Assuming they lost on November 4th, what is next for the Republican party? Culture 11 writer Conor Friedersdorf argues over at The Next Right that the best Republicans can hope for is an overambitious Obama administration that would usher in a 1994-style Republican revolution.
Friedersdorf argues that while an Obama administration may bring a better (in his view) foreign policy and unifying domestic policy, there is an opportunity for Republicans to regroup in the future:
Overall I’d say the best case for conservatives is an Obama Presidency whose overambitious agenda provokes a GOP backlash in the 2010 midterms, causing a chastened Obama Administration to focus on bipartisan entitlement reforms that only a Democratic president could pass. As I think about it, what I’m saying is the best we can hope for is another Clinton Administration sans the affairs while the right regroups, casts aside the corrupt yes men who enabled the Bush Administration to do so many un-conservative things, and develops a coherent, appealing domestic agenda. My assumption is that such a process could not proceed with John McCain and Sarah Palin in the White House.

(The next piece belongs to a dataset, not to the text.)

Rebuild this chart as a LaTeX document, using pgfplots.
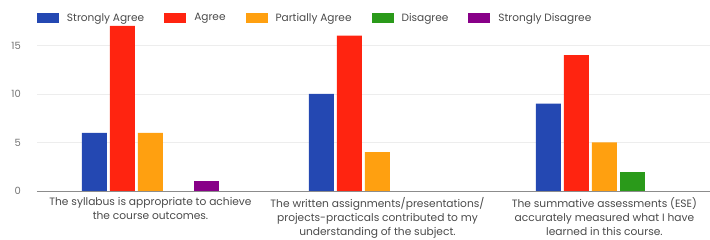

This is also what I think needs to be done. It is pretty clear to me that a near-supermajority of Democrats in Congress and a Democratic president will bring the country in too far of the wrong direction if left unchecked too long. Although I don’t think we’ll see the out and out socialism that some conservatives clearly fear (given the economic crisis) in two years time, the Democrats will do all they can to pursue their agenda, and they’ll have an easier time doing it.
In this atmosphere, assuming the Republicans can get their act together by 2010, they’ll have a strong argument to take back one or more chambers in Congress. Then divided government can return, as it should be in a democracy.
The Republicans need to answer for this last eight years, but I don’t think they’ll be putting the dunce hats on and sitting in the corner for too long. Give it a couple years, and they’ll be back. After all, they too were booted out when it became clear this country was going in the wrong direction. The Democrats have to mess up some time (because that’s what major parties do), and they’ll pay for it in a loss of seats.
Even if they lose this year, the Republicans will return, and I think they’ll return stronger than ever, and committed to actual fiscal conservatism. Just give it time.